-- TASK TO CARRY OUT --
Once the pictures are set aside, transcribe the remaining data exactly.

-- COLLECTED DATA --
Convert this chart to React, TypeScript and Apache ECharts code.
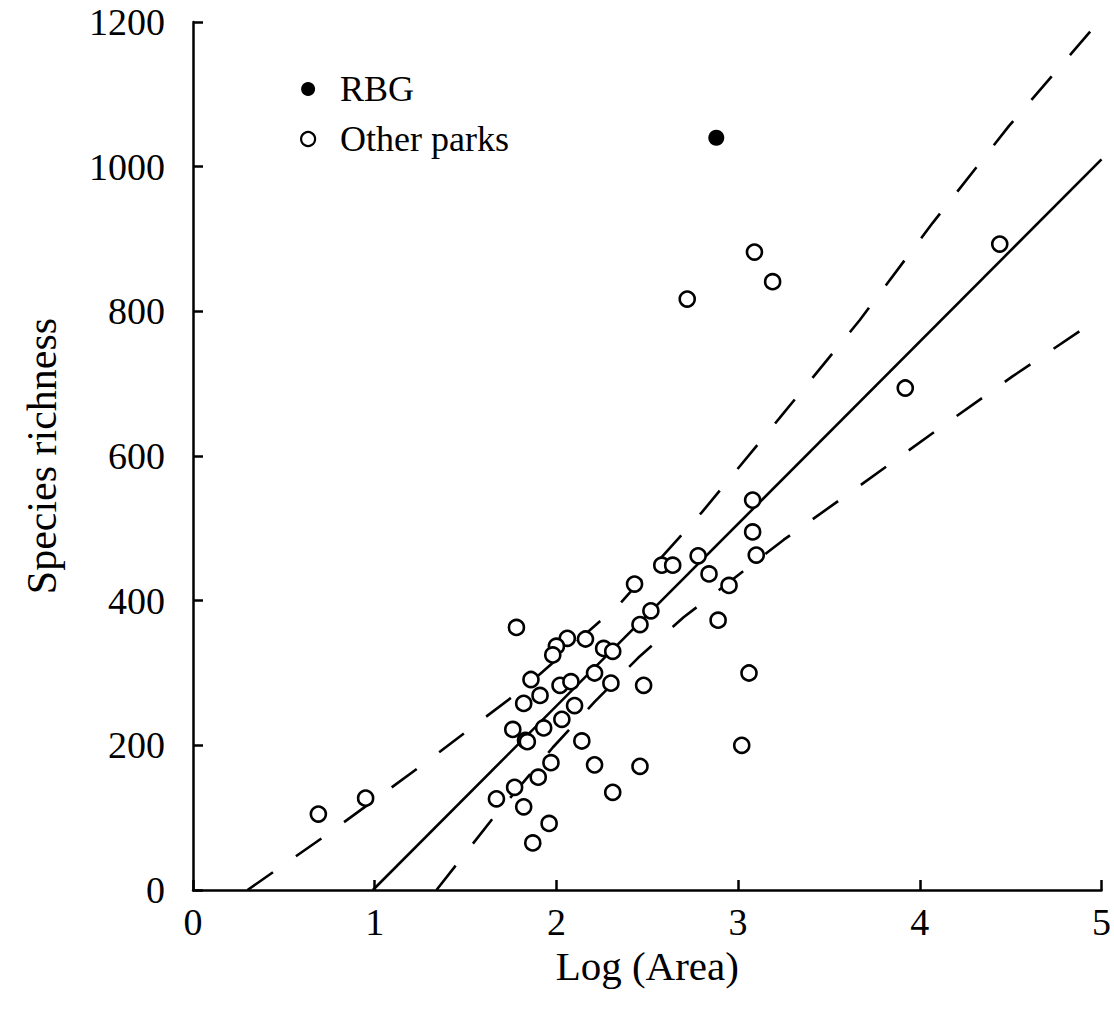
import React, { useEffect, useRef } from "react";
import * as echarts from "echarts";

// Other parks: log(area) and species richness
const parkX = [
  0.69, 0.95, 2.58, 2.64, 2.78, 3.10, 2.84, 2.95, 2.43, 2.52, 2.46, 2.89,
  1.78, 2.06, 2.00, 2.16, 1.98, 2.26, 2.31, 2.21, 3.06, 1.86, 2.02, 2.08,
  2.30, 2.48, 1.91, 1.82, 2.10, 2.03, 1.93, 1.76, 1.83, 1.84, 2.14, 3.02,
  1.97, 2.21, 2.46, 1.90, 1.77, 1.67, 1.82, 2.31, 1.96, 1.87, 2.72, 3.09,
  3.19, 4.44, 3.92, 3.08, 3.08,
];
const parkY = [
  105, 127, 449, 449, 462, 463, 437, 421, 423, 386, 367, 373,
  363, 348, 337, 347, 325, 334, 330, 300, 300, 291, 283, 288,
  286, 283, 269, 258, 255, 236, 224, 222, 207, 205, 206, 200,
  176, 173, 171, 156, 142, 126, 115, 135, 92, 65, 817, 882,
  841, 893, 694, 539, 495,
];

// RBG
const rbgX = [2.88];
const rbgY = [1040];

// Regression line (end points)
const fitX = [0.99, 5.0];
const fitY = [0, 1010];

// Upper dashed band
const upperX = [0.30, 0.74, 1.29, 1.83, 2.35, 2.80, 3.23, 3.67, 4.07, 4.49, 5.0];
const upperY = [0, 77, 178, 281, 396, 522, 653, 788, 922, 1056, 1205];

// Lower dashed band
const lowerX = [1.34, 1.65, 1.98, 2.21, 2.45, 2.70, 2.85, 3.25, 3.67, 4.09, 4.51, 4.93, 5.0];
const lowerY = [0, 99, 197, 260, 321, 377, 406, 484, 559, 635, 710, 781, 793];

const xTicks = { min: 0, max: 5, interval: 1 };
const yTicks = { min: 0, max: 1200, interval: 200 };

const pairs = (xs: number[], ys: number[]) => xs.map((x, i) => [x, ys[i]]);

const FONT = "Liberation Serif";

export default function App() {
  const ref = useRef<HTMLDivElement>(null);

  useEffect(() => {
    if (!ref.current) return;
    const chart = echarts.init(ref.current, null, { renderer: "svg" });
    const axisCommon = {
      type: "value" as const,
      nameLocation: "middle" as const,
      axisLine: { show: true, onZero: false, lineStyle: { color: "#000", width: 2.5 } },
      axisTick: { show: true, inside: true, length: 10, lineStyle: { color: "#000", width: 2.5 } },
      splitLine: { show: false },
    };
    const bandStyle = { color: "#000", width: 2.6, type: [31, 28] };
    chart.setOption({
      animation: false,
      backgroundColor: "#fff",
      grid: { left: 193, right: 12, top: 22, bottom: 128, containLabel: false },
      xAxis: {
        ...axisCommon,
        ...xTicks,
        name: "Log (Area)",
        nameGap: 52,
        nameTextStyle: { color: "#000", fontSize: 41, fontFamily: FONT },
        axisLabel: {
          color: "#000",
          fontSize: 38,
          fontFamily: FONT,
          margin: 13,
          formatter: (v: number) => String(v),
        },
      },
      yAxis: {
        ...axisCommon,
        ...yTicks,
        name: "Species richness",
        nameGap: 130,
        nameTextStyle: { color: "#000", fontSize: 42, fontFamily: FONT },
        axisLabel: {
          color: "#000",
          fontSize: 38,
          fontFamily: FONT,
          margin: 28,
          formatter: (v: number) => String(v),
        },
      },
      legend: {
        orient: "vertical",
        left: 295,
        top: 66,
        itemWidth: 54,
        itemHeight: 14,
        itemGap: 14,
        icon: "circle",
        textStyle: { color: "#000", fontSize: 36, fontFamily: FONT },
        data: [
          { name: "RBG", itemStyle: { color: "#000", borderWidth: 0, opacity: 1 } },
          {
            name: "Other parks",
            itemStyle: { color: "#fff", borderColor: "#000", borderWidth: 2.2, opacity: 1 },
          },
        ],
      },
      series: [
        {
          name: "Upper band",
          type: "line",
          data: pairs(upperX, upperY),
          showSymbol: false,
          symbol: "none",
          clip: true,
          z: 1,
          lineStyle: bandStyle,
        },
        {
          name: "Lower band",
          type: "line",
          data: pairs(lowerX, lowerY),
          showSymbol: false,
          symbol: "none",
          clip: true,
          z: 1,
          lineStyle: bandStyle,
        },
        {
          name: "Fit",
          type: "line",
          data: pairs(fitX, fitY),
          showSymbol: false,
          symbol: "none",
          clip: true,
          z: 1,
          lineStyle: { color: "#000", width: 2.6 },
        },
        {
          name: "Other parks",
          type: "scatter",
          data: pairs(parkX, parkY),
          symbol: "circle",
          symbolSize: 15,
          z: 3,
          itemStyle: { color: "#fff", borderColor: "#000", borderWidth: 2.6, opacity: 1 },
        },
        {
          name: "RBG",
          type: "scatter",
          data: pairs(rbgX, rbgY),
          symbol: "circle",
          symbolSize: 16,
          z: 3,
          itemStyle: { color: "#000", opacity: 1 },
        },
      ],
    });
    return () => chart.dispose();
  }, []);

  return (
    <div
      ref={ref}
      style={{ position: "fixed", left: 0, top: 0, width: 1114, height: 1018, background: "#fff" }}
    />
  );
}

-- OUTPUT OF THE TASK --
Convert this chart to React, TypeScript and Apache ECharts code.
import React, { useEffect, useRef } from "react";
import * as echarts from "echarts";

// Other parks: log(area) and species richness
const parkX = [
  0.69, 0.95, 2.58, 2.64, 2.78, 3.10, 2.84, 2.95, 2.43, 2.52, 2.46, 2.89,
  1.78, 2.06, 2.00, 2.16, 1.98, 2.26, 2.31, 2.21, 3.06, 1.86, 2.02, 2.08,
  2.30, 2.48, 1.91, 1.82, 2.10, 2.03, 1.93, 1.76, 1.83, 1.84, 2.14, 3.02,
  1.97, 2.21, 2.46, 1.90, 1.77, 1.67, 1.82, 2.31, 1.96, 1.87, 2.72, 3.09,
  3.19, 4.44, 3.92, 3.08, 3.08,
];
const parkY = [
  105, 127, 449, 449, 462, 463, 437, 421, 423, 386, 367, 373,
  363, 348, 337, 347, 325, 334, 330, 300, 300, 291, 283, 288,
  286, 283, 269, 258, 255, 236, 224, 222, 207, 205, 206, 200,
  176, 173, 171, 156, 142, 126, 115, 135, 92, 65, 817, 882,
  841, 893, 694, 539, 495,
];

// RBG
const rbgX = [2.88];
const rbgY = [1040];

// Regression line (end points)
const fitX = [0.99, 5.0];
const fitY = [0, 1010];

// Upper dashed band
const upperX = [0.30, 0.74, 1.29, 1.83, 2.35, 2.80, 3.23, 3.67, 4.07, 4.49, 5.0];
const upperY = [0, 77, 178, 281, 396, 522, 653, 788, 922, 1056, 1205];

// Lower dashed band
const lowerX = [1.34, 1.65, 1.98, 2.21, 2.45, 2.70, 2.85, 3.25, 3.67, 4.09, 4.51, 4.93, 5.0];
const lowerY = [0, 99, 197, 260, 321, 377, 406, 484, 559, 635, 710, 781, 793];

const xTicks = { min: 0, max: 5, interval: 1 };
const yTicks = { min: 0, max: 1200, interval: 200 };

const pairs = (xs: number[], ys: number[]) => xs.map((x, i) => [x, ys[i]]);

const FONT = "Liberation Serif";

export default function App() {
  const ref = useRef<HTMLDivElement>(null);

  useEffect(() => {
    if (!ref.current) return;
    const chart = echarts.init(ref.current, null, { renderer: "svg" });
    const axisCommon = {
      type: "value" as const,
      nameLocation: "middle" as const,
      axisLine: { show: true, onZero: false, lineStyle: { color: "#000", width: 2.5 } },
      axisTick: { show: true, inside: true, length: 10, lineStyle: { color: "#000", width: 2.5 } },
      splitLine: { show: false },
    };
    const bandStyle = { color: "#000", width: 2.6, type: [31, 28] };
    chart.setOption({
      animation: false,
      backgroundColor: "#fff",
      grid: { left: 193, right: 12, top: 22, bottom: 128, containLabel: false },
      xAxis: {
        ...axisCommon,
        ...xTicks,
        name: "Log (Area)",
        nameGap: 52,
        nameTextStyle: { color: "#000", fontSize: 41, fontFamily: FONT },
        axisLabel: {
          color: "#000",
          fontSize: 38,
          fontFamily: FONT,
          margin: 13,
          formatter: (v: number) => String(v),
        },
      },
      yAxis: {
        ...axisCommon,
        ...yTicks,
        name: "Species richness",
        nameGap: 130,
        nameTextStyle: { color: "#000", fontSize: 42, fontFamily: FONT },
        axisLabel: {
          color: "#000",
          fontSize: 38,
          fontFamily: FONT,
          margin: 28,
          formatter: (v: number) => String(v),
        },
      },
      legend: {
        orient: "vertical",
        left: 295,
        top: 66,
        itemWidth: 54,
        itemHeight: 14,
        itemGap: 14,
        icon: "circle",
        textStyle: { color: "#000", fontSize: 36, fontFamily: FONT },
        data: [
          { name: "RBG", itemStyle: { color: "#000", borderWidth: 0, opacity: 1 } },
          {
            name: "Other parks",
            itemStyle: { color: "#fff", borderColor: "#000", borderWidth: 2.2, opacity: 1 },
          },
        ],
      },
      series: [
        {
          name: "Upper band",
          type: "line",
          data: pairs(upperX, upperY),
          showSymbol: false,
          symbol: "none",
          clip: true,
          z: 1,
          lineStyle: bandStyle,
        },
        {
          name: "Lower band",
          type: "line",
          data: pairs(lowerX, lowerY),
          showSymbol: false,
          symbol: "none",
          clip: true,
          z: 1,
          lineStyle: bandStyle,
        },
        {
          name: "Fit",
          type: "line",
          data: pairs(fitX, fitY),
          showSymbol: false,
          symbol: "none",
          clip: true,
          z: 1,
          lineStyle: { color: "#000", width: 2.6 },
        },
        {
          name: "Other parks",
          type: "scatter",
          data: pairs(parkX, parkY),
          symbol: "circle",
          symbolSize: 15,
          z: 3,
          itemStyle: { color: "#fff", borderColor: "#000", borderWidth: 2.6, opacity: 1 },
        },
        {
          name: "RBG",
          type: "scatter",
          data: pairs(rbgX, rbgY),
          symbol: "circle",
          symbolSize: 16,
          z: 3,
          itemStyle: { color: "#000", opacity: 1 },
        },
      ],
    });
    return () => chart.dispose();
  }, []);

  return (
    <div
      ref={ref}
      style={{ position: "fixed", left: 0, top: 0, width: 1114, height: 1018, background: "#fff" }}
    />
  );
}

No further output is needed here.